Lula voltou a se comportar de forma inadequada quando armou um verdadeiro piquenique aéreo para levar convidados ao sepultamento do Pontífice. Para seu jato convidou os ex-presidentes José Sarney e Fernando Henrique, o rabino Henri Sobel, dirigentes da CNBB e a mãe de santo Ditinha. O chanceler Celso Amorim, sempre disponível para encontrar justificativas diplomáticas para os equívocos da chefia e possivelmente autor do palpite infeliz, tentou justificar a mistureba com o espírito ecumênico do brasileiro. Tolice! O episódio todo só revela a supercialidade festiva de que se farta um governo que só consegue raciocinar em termos de marketing e com objetivos reeleitorais. E, embora se possa criticar o arcebispo do Rio por haver, talvez, ultrapassado os limites da civilidade e do respeito devido a um alto mandatário leigo eleito pelo povo, assim como condenar a nota grosseira da chancelaria argentina, referindo-se à viagem de Lula como de “interesse pessoal” para justificar a ausência do presidente do país vizinho, Néstor Kirchener, não se deve omitir a impropriedade do governo brasileiro ao encarar o enterro de um Papa como uma oportunidade eleiçoeira, política e de imagem pessoal internacional para Lula (e nisso Dom Sheid não deixa de ter razão). O convite aos cardeais para se integrarem ao “vôo da tristeza” (uma versão aérea da expressão “trem da alegria” usada para expedientes similares) foi de uma grosseria inexplicável, semelhante à descortesia de deixar de convidar um ex-presidente vivo, Fernando Collor de Mello.

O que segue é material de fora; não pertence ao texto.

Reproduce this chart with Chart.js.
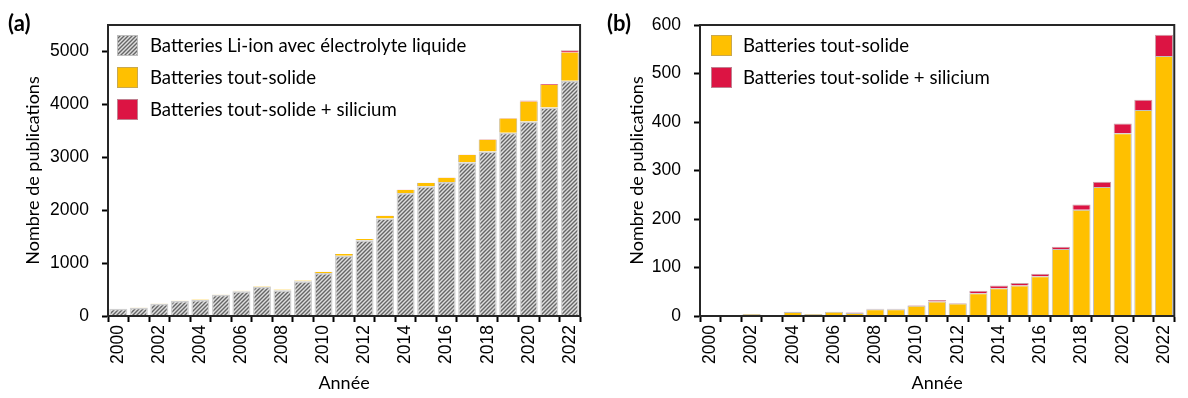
<!DOCTYPE html>
<html>
<head>
<meta charset="utf-8">
<script src="https://cdn.jsdelivr.net/npm/chart.js@4.4.1/dist/chart.umd.min.js"></script>
<style>
  body { margin: 0; background: #fff; width: 1188px; height: 398px; overflow: hidden; font-family: Lato, sans-serif; }
  .panel { position: absolute; top: 0; width: 594px; height: 398px; }
  .tag { position: absolute; top: 9px; font: bold 22px Lato, sans-serif; color: #000; }
</style>
</head>
<body>
<div class="panel" style="left:0"><canvas id="chartA" width="594" height="398"></canvas></div>
<div class="panel" style="left:594px"><canvas id="chartB" width="594" height="398"></canvas></div>
<div class="tag" style="left:8px">(a)</div>
<div class="tag" style="left:607px">(b)</div>
<script>
const years = ['2000','2001','2002','2003','2004','2005','2006','2007','2008','2009','2010','2011',
               '2012','2013','2014','2015','2016','2017','2018','2019','2020','2021','2022'];

// publications per year
const liIon = [135, 158, 230, 285, 302, 400, 466, 555, 485, 655, 812, 1140,
               1430, 1845, 2325, 2450, 2533, 2905, 3110, 3465, 3675, 3940, 4445];
const toutSolide = [0, 1, 4, 2, 8, 4, 9, 6, 14, 14, 21, 30,
                    26, 47, 57, 63, 82, 138, 219, 266, 377, 425, 536];
const toutSolideSi = [0, 0, 0, 0, 1, 0, 0, 1, 1, 1, 1, 3,
                      1, 5, 6, 5, 5, 5, 11, 11, 20, 21, 44];

// y axis ticks
const ticksA = [0, 1000, 2000, 3000, 4000, 5000];
const ticksB = [0, 100, 200, 300, 400, 500, 600];

const labelLiIon = 'Batteries Li-ion avec électrolyte liquide';
const labelSolide = 'Batteries tout-solide';
const labelSilicium = 'Batteries tout-solide + silicium';

const ORANGE = '#FFC000';
const RED = '#DC1443';
const FONT = 'Lato';
const TICK_FONT = { family: 'Liberation Sans', size: 17.5 };

// diagonal hatch used for the Li-ion bars
function makeHatch() {
  const c = document.createElement('canvas');
  c.width = 4; c.height = 4;
  const g = c.getContext('2d');
  g.fillStyle = '#dedede';
  g.fillRect(0, 0, 4, 4);
  g.strokeStyle = '#666';
  g.lineWidth = 1.4;
  g.beginPath();
  g.moveTo(0, 4); g.lineTo(4, 0);
  g.moveTo(-1, 1); g.lineTo(1, -1);
  g.moveTo(3, 5); g.lineTo(5, 3);
  g.stroke();
  return g.createPattern(c, 'repeat');
}

// closes the plot box on top and right
const frame = {
  id: 'frame',
  afterDraw(chart) {
    const { ctx, chartArea: a } = chart;
    ctx.save();
    ctx.strokeStyle = '#262626';
    ctx.lineWidth = 2;
    ctx.strokeRect(a.left, a.top, a.right - a.left, a.bottom - a.top);
    ctx.restore();
  }
};

// legend drawn inside the plot box, top-left
const insideLegend = {
  id: 'insideLegend',
  afterDatasetsDraw(chart, args, opts) {
    const { ctx, chartArea } = chart;
    ctx.save();
    ctx.font = '18.6px ' + FONT;
    ctx.textBaseline = 'middle';
    chart.data.datasets.forEach((ds, i) => {
      const x = chartArea.left + opts.x;
      const y = chartArea.top + opts.y + i * opts.rowHeight;
      ctx.fillStyle = ds.backgroundColor;
      ctx.fillRect(x, y, 21, 21);
      ctx.strokeStyle = ds.legendBorder;
      ctx.lineWidth = 1;
      ctx.strokeRect(x + 0.5, y + 0.5, 20, 20);
      ctx.fillStyle = '#000';
      ctx.fillText(ds.label, x + opts.textGap, y + 11);
    });
    ctx.restore();
  }
};

function makeOptions(yTicks, yMax, yWidth, yTitlePad, rightPad, legendX, textGap) {
  return {
    responsive: false,
    animation: false,
    layout: { padding: { top: 25, right: rightPad, left: 0, bottom: 0 } },
    plugins: {
      legend: { display: false },
      tooltip: { enabled: false },
      insideLegend: { x: legendX, y: 10, rowHeight: 32, textGap: textGap }
    },
    scales: {
      x: {
        stacked: true,
        afterFit(scale) { scale.height = 82; },
        grid: { drawOnChartArea: false, drawTicks: true, tickLength: 6, tickColor: '#000', tickWidth: 2, offset: true },
        border: { display: true, color: '#000', width: 2 },
        ticks: {
          autoSkip: false, maxRotation: 90, minRotation: 90, padding: 3,
          color: '#000', font: TICK_FONT,
          callback: (v, i) => (i % 2 === 0 ? years[i] : '')
        },
        title: { display: true, text: 'Année', color: '#000', font: { family: FONT, size: 18 }, padding: { top: 0, bottom: 4 } }
      },
      y: {
        stacked: true,
        min: 0, max: yMax,
        afterFit(scale) { scale.width = yWidth; },
        afterBuildTicks(scale) { scale.ticks = yTicks.map(v => ({ value: v })); },
        grid: { drawOnChartArea: false, drawTicks: true, tickLength: 6, tickColor: '#000', tickWidth: 2 },
        border: { display: true, color: '#000', width: 2 },
        ticks: { padding: 13, color: '#000', font: TICK_FONT, callback: v => String(v) },
        title: { display: true, text: 'Nombre de publications', color: '#000', font: { family: FONT, size: 18 }, padding: { top: yTitlePad, bottom: 0 } }
      }
    }
  };
}

const barOpts = { barPercentage: 0.88, categoryPercentage: 1.0, borderSkipped: false };
// side outlines only, so stacked segments meet without a seam
const sideBorder = { left: 1, right: 1, top: 0, bottom: 0 };
const capBorder = { left: 1, right: 1, top: 1, bottom: 0 };

new Chart(document.getElementById('chartA'), {
  type: 'bar',
  data: {
    labels: years,
    datasets: [
      { label: labelLiIon, data: liIon, backgroundColor: makeHatch(), borderColor: '#d0d0d0', legendBorder: '#bdbdbd',
        borderWidth: { left: 1.5, right: 1.5, top: 1.5, bottom: 0 }, ...barOpts },
      { label: labelSolide, data: toutSolide, backgroundColor: ORANGE, borderColor: '#c8b27a', legendBorder: '#c8a850',
        borderWidth: sideBorder, ...barOpts },
      { label: labelSilicium, data: toutSolideSi, backgroundColor: RED, borderColor: '#c9a0a8', legendBorder: '#c08090',
        borderWidth: capBorder, ...barOpts }
    ]
  },
  options: makeOptions(ticksA, 5500, 108, 22, 9, 9, 33),
  plugins: [frame, insideLegend]
});

new Chart(document.getElementById('chartB'), {
  type: 'bar',
  data: {
    labels: years,
    datasets: [
      { label: labelSolide, data: toutSolide, backgroundColor: ORANGE, borderColor: '#c0c0c0', legendBorder: '#c8a850',
        borderWidth: { left: 1, right: 1, top: 1, bottom: 0 }, ...barOpts },
      { label: labelSilicium, data: toutSolideSi, backgroundColor: RED, borderColor: '#c9a0a8', legendBorder: '#c08090',
        borderWidth: capBorder, ...barOpts }
    ]
  },
  options: makeOptions(ticksB, 600, 106, 32, 2, 11, 32),
  plugins: [frame, insideLegend]
});
</script>
</body>
</html>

Quem acha que o autor destas linhas está exagerando está convidado a ler a entrevista de um dos passageiros do velho Sucatão, avião convocado para transportar os convidados que não couberam no avião novo do presidente, jocosamente apelidado pelo povinho de Aerolula. O embaixador brasileiro em Cuba, Tilden Santiago, ex-padre e devoto freqüentador de comemorações festivas, foi o melhor porta-voz do espírito que comandou a caravana de brasileiros que viajaram a Roma sem dar a mínima para os apelos do Vaticano para que não se continuasse a aumentar o caos em que a Cidade Eterna se encontrou nos dias em que foi cenário da “maior notícia de todos os tempos”, definição dada pelos próprios meios de comunicação. Para ele, que já acompanhara o sepultamento de João XXIII, enterro de Papa é uma “festa”, no mínimo um festival. Mais que uma interpretação livre, leve e solta das palavras do decano dos cardeais, o alemão Dom Joseph Ratzinger, que, na homilia da missa de corpo presente de Karol Wojtyla, falou da mistura de dor e serena alegria dos 300 mil fiéis que lotaram a Praça de São Pedro, esta constatação é a melhor definição do espírito de festividade em que um governo louco por marketing traduziu: o espírito folgazão e irresponsável de catolicismo despreocupado e festivo com que o País e o presidente trataram um tema grave como é a falta que fará uma das personalidades mais marcantes do gênero humano no século XX.

É o caso de lembrar as palavras amargas, mas generosas, do Crucificado à cúpula federal reunida no impróprio tour festivo (“na Igreja, o luto é vermelho”, lembrou o embaixador Tilden Santiago): “Perdoai-os, Pai, eles não sabem o que fazem!”